In an unprecedented critique of the latest NICE guide, the chair of the SIGN committee, the Scottish equivalent of NICE, Professor Mark Taylor, said: “In our view NICE CG178 promotes some psychosocial interventions, especially CBT, beyond the evidence.
NICE CG178 also makes strong non evidence-based recommendations [and that] ...it is unfortunate that the guideline appears at times to reflect the interests of its authors rather than impartial up-to-date evidence.” This damning indictment has a wider resonance in terms of who should sit on such committees and the extent to which their evaluations provide reliable assessments.
Returning to the – neglected – possibility of negative consequences, while the evidence suggests little or no benefit for reducing positive symptoms per se, or more specifically for hallucinations (see Jauhar et al, 2014), the evidence on negative symptoms is potentially more disconcerting. Psychotherapy is traditionally seen as benign, but, in contrast to medications, it is far less frequently assessed for potential harms.
The absence of evidence for adverse effects in psychotherapy is not evidence of absence, as it has been tested far less rigorously. Adequate reporting of the benefits and risks of all interventions is crucial to facilitate clinical decisions, inform policymakers and, crucially, enable individual patients to make informed choices.
Currently, the monitoring of ‘harms’ in psychotherapy research falls behind that of psychopharmacology research. In their review of clinical trials published in high impact journals, Vaughan et al (2014) reported that harms were considered in only 60% of psychotherapy interventions compared to 100% of medication interventions. Similarly, in their review, Jonsson et al (2014) found that only 21% of psychotherapy trials published in 2010 mentioned harms, concluding: “the risk of reporting bias is nontrivial in conclusions about the risk-benefit ratio of psychological treatments.”
Returning to CBTp, a recent review by Velthorst and colleagues found that the negative symptoms of psychosis may worsen following CBT. Not one of more than 20 trials in the past 10 years has reported a significant reduction of negative symptoms following CBT – though most reported greater and indeed significant worsening of negative symptoms.
Additionally, six of eight studies have found greater relapse rates in people who have received CBT compared to controls (Lynch et al, 2010). It is crucial therefore to view CBT not just in terms of the potential benefits claimed, but also potential harms.
While CBTp remains the one-stop-shop government-endorsed psychological intervention for psychosis, we will be in denial of the current evidence base.
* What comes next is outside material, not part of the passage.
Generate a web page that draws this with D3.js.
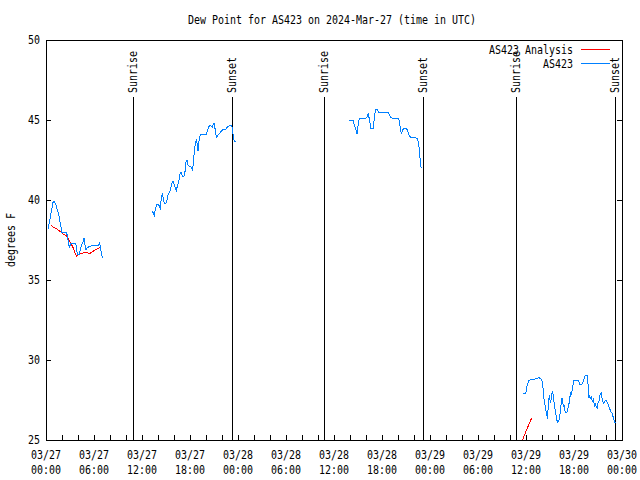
<!DOCTYPE html>
<html>
<head>
<meta charset="utf-8">
<script src="https://cdn.jsdelivr.net/npm/d3@7"></script>
<style>
  body { margin: 0; background: #fff; }
  text { font-family: "DejaVu Sans Mono", monospace; font-size: 12px; fill: #000; }
</style>
</head>
<body>
<svg id="chart" width="640" height="480"></svg>
<script>
const startTime = Date.UTC(2024, 2, 27, 0, 0);
const endTime = Date.UTC(2024, 2, 30, 0, 0);

// hours after 03/27 00:00 UTC, dew point in F
const obsHours1 = [0.25, 0.5, 0.875, 1.0, 1.25, 1.41, 1.63, 1.75, 1.88, 1.96, 2.54, 2.66, 2.79, 2.91, 3.09, 3.71, 3.84, 3.91, 4.16, 4.34, 4.63, 4.75, 4.91, 5.0, 5.16, 5.38, 5.79, 6.41, 6.63, 6.71, 6.84, 6.91, 7.04];
const obsDew1 = [38.17, 38.8, 39.86, 39.9, 39.7, 39.4, 39.0, 38.6, 38.3, 37.96, 37.96, 37.8, 37.4, 37.0, 37.3, 37.3, 36.9, 36.6, 36.6, 37.0, 37.4, 37.6, 37.1, 36.9, 37.0, 37.1, 37.15, 37.15, 37.2, 37.3, 37.0, 36.7, 36.4];

const obsHours2 = [13.25, 13.41, 13.54, 13.66, 13.84, 14.09, 14.21, 14.29, 14.41, 14.54, 14.66, 14.79, 15.0, 15.13, 15.29, 15.46, 15.59, 15.75, 15.88, 16.0, 16.16, 16.29, 16.41, 16.54, 16.66, 16.75, 16.88, 17.04, 17.25, 17.38, 17.5, 17.63, 17.75, 17.96, 18.16, 18.29, 18.41, 18.5, 18.59, 18.71, 18.84, 18.91, 19.0, 19.09, 19.16, 19.29, 20.04, 20.16, 20.29, 20.46, 20.66, 20.79, 20.88, 21.0, 21.13, 21.25, 21.34, 21.41, 21.59, 21.75, 21.91, 22.09, 22.41, 22.59, 22.75, 23.0, 23.16, 23.29, 23.41, 23.54, 23.79];
const obsDew2 = [39.29, 39.19, 39.04, 39.4, 39.7, 39.7, 39.54, 39.46, 40.1, 40.4, 40.1, 39.8, 39.8, 40.0, 40.4, 40.5, 40.75, 41.06, 41.2, 41.0, 40.75, 40.58, 40.86, 41.06, 41.33, 41.6, 41.75, 41.48, 41.48, 41.79, 42.4, 42.48, 42.2, 42.1, 42.04, 41.9, 42.2, 42.8, 43.25, 43.6, 43.83, 43.35, 43.08, 43.56, 43.77, 44.1, 44.1, 44.3, 44.5, 44.67, 44.6, 44.54, 44.7, 44.8, 44.46, 44.08, 43.88, 44.04, 44.1, 44.19, 44.3, 44.4, 44.4, 44.5, 44.6, 44.67, 44.67, 44.5, 43.98, 43.67, 43.67];

const obsHours3 = [37.88, 38.21, 38.38, 38.5, 38.63, 38.75, 38.88, 38.96, 39.04, 39.16, 39.88, 40.09, 40.21, 40.29, 40.38, 40.5, 40.63, 40.88, 41.0, 41.09, 41.21, 41.41, 41.54, 41.71, 42.79, 42.91, 43.09, 43.41, 44.04, 44.16, 44.29, 44.41, 44.54, 44.66, 45.09, 45.21, 45.34, 45.59, 46.04, 46.38, 46.5, 46.59, 46.66, 46.75, 46.84, 46.91];
const obsDew3 = [45.0, 45.0, 44.96, 44.73, 44.58, 44.38, 44.1, 44.48, 44.79, 45.1, 45.1, 45.15, 45.27, 45.42, 45.15, 44.79, 44.44, 44.44, 44.9, 45.36, 45.64, 45.64, 45.52, 45.44, 45.44, 45.36, 45.15, 45.1, 45.1, 44.94, 44.48, 44.17, 44.31, 44.44, 44.44, 44.31, 44.1, 43.9, 43.9, 43.85, 43.69, 43.48, 43.13, 42.6, 42.19, 41.98];

const obsHours4 = [59.63, 59.84, 60.0, 60.16, 60.34, 60.5, 60.75, 61.09, 61.41, 61.59, 61.75, 61.91, 62.04, 62.13, 62.21, 62.34, 62.46, 62.59, 62.66, 62.75, 62.84, 62.91, 63.0, 63.09, 63.16, 63.25, 63.34, 63.41, 63.5, 63.59, 63.66, 63.79, 63.91, 64.0, 64.09, 64.21, 64.34, 64.41, 64.5, 64.59, 64.66, 64.75, 64.84, 64.91, 65.09, 65.25, 65.38, 65.5, 65.59, 65.66, 65.79, 65.91, 66.0, 66.34, 66.5, 66.63, 66.75, 66.91, 67.09, 67.21, 67.34, 67.5, 67.63, 67.71, 67.79, 67.88, 67.96, 68.04, 68.16, 68.29, 68.41, 68.5, 68.59, 68.66, 68.79, 68.91, 69.0, 69.13, 69.25, 69.38, 69.46, 69.59, 69.71, 69.84, 70.0, 70.16, 70.34, 70.46, 70.59, 70.75, 70.88, 71.0, 71.09, 71.29];
const obsDew4 = [27.92, 27.88, 28.02, 28.44, 28.71, 28.75, 28.79, 28.81, 28.85, 28.92, 28.85, 28.79, 28.64, 28.23, 27.71, 27.29, 26.88, 26.67, 26.29, 26.88, 27.4, 27.81, 27.5, 27.33, 27.6, 27.92, 28.02, 27.75, 27.4, 27.08, 26.77, 26.46, 26.08, 26.25, 26.15, 26.46, 26.98, 27.4, 27.6, 27.4, 27.08, 27.19, 26.98, 26.71, 26.71, 26.98, 27.29, 27.71, 28.02, 27.81, 28.13, 28.54, 28.75, 28.71, 28.75, 28.64, 28.44, 28.44, 28.54, 28.75, 29.0, 29.06, 29.06, 28.75, 28.23, 27.6, 27.81, 27.54, 27.75, 27.4, 27.54, 27.29, 27.08, 27.29, 27.04, 26.98, 27.29, 27.46, 27.81, 27.96, 27.71, 27.4, 27.29, 27.4, 27.5, 27.33, 27.13, 26.98, 26.77, 26.67, 26.46, 26.25, 26.08, 26.08];

const anaHours1 = [0.66, 1.0, 1.41, 1.84, 2.16, 2.46, 2.75, 3.09, 3.41, 3.71, 3.84, 4.04, 4.34, 4.75, 5.16, 5.5, 5.79, 6.21, 6.63, 6.84];
const anaDew1 = [38.4, 38.27, 38.17, 38.0, 37.86, 37.8, 37.6, 37.3, 37.0, 36.6, 36.5, 36.6, 36.67, 36.7, 36.7, 36.67, 36.77, 36.9, 37.0, 37.1];

const anaHours2 = [59.5, 60.0, 60.69];
const anaDew2 = [24.9, 25.55, 26.35];

const sunriseHours = [10.9, 34.75, 58.75];
const sunsetHours = [23.25, 47.125, 71.15];
const yTicks = [25, 30, 35, 40, 45, 50];

const RED = "#ff0000";
const BLUE = "#0080ff";

const width = 640, height = 480;
const margin = { top: 40, right: 18, bottom: 40, left: 46 };
const charW = 6;

const svg = d3.select("#chart");

const x = d3.scaleUtc()
    .domain([new Date(startTime), new Date(endTime)])
    .range([margin.left, width - margin.right]);

const y = d3.scaleLinear()
    .domain([25, 50])
    .range([height - margin.bottom, margin.top]);

const toDate = h => new Date(startTime + h * 3600e3);
const pairs = (hs, vs) => hs.map((h, i) => ({ t: toDate(h), v: vs[i] }));

// clip for data
svg.append("clipPath").attr("id", "plot-clip")
    .append("rect")
    .attr("x", margin.left).attr("y", margin.top)
    .attr("width", width - margin.left - margin.right)
    .attr("height", height - margin.top - margin.bottom);

// Axes
const xAxis = svg.append("g")
    .attr("transform", `translate(0, ${height - margin.bottom})`)
    .call(d3.axisBottom(x)
        .ticks(d3.utcHour.every(2))
        .tickSize(-5)
        .tickFormat(""));
xAxis.select(".domain").remove();

const yAxis = svg.append("g")
    .attr("transform", `translate(${margin.left}, 0)`)
    .call(d3.axisLeft(y).tickValues(yTicks).tickSize(-5).tickPadding(6));
yAxis.select(".domain").remove();

svg.append("g")
    .attr("transform", `translate(${width - margin.right}, 0)`)
    .call(d3.axisRight(y).tickValues(yTicks).tickSize(-5).tickFormat(""))
    .select(".domain").remove();

svg.selectAll(".tick line").attr("stroke", "#000").attr("shape-rendering", "crispEdges");
yAxis.selectAll("text").style("font-size", null).attr("font-family", null);

// x labels, two lines
const labelTicks = d3.utcHour.every(6).range(new Date(startTime), new Date(endTime + 1));
const fmtDay = d3.utcFormat("%m/%d");
const fmtHour = d3.utcFormat("%H:%M");
labelTicks.forEach(d => {
    svg.append("text").attr("class", "fit")
        .attr("x", x(d)).attr("y", 459)
        .attr("text-anchor", "middle")
        .text(fmtDay(d));
    svg.append("text").attr("class", "fit")
        .attr("x", x(d)).attr("y", 474)
        .attr("text-anchor", "middle")
        .text(fmtHour(d));
});

// Frame
svg.append("rect")
    .attr("x", margin.left).attr("y", margin.top)
    .attr("width", width - margin.left - margin.right)
    .attr("height", height - margin.top - margin.bottom)
    .attr("fill", "none")
    .attr("stroke", "#000")
    .attr("shape-rendering", "crispEdges");

// Sunrise / sunset markers
const sunEvents = sunriseHours.map(h => ({ h, label: "Sunrise" }))
    .concat(sunsetHours.map(h => ({ h, label: "Sunset" })));
sunEvents.forEach(e => {
    const px = x(toDate(e.h));
    svg.append("line")
        .attr("x1", px).attr("x2", px)
        .attr("y1", 97).attr("y2", height - margin.bottom)
        .attr("stroke", "#000")
        .attr("shape-rendering", "crispEdges");
    svg.append("text").attr("class", "fit")
        .attr("transform", `translate(${px + 4}, 93) rotate(-90)`)
        .attr("text-anchor", "start")
        .text(e.label);
});

// Data lines
const line = d3.line()
    .x(d => x(d.t))
    .y(d => y(d.v));

const plot = svg.append("g").attr("clip-path", "url(#plot-clip)");

[[anaHours1, anaDew1], [anaHours2, anaDew2]].forEach(([hs, vs]) => {
    plot.append("path")
        .datum(pairs(hs, vs))
        .attr("fill", "none")
        .style("stroke", RED)
        .attr("stroke-width", 1)
        .attr("shape-rendering", "crispEdges")
        .attr("d", line);
});

[[obsHours1, obsDew1], [obsHours2, obsDew2], [obsHours3, obsDew3], [obsHours4, obsDew4]].forEach(([hs, vs]) => {
    plot.append("path")
        .datum(pairs(hs, vs))
        .attr("fill", "none")
        .style("stroke", BLUE)
        .attr("stroke-width", 1)
        .attr("shape-rendering", "crispEdges")
        .attr("d", line);
});

// Legend
const legendLabels = ["AS423 Analysis", "AS423"];
const legendColors = [RED, BLUE];
legendLabels.forEach((label, i) => {
    const ly = 49 + i * 14;
    svg.append("text").attr("class", "fit")
        .attr("x", 573).attr("y", ly + 5)
        .attr("text-anchor", "end")
        .text(label);
    svg.append("path")
        .attr("d", `M581,${ly + 0.5}H610`)
        .style("stroke", legendColors[i])
        .style("stroke-width", "1px")
        .attr("fill", "none");
});

// Title and y label
svg.append("text").attr("class", "fit")
    .attr("x", 332).attr("y", 24)
    .attr("text-anchor", "middle")
    .text("Dew Point for AS423 on 2024-Mar-27 (time in UTC)");

svg.append("text").attr("class", "fit")
    .attr("transform", "translate(15, 240) rotate(-90)")
    .attr("text-anchor", "middle")
    .text("degrees F");

// squeeze the font to the narrow 6px cell of the original
yAxis.selectAll("text").classed("fit", true);
svg.selectAll("text.fit").each(function () {
    const t = d3.select(this);
    t.attr("textLength", t.text().length * charW).attr("lengthAdjust", "spacingAndGlyphs");
});
</script>
</body>
</html>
CBT advocates have rightly been proud of their efforts to provide a sound scientific evidence base for clinical practice, but this area seems to lack some of that judgement. While CBT is prioritised, people will not be offered equally effective, cheaper and more available alternatives such as supportive counselling or befriending and the development of potentially more efficacious psychological alternatives will be hindered.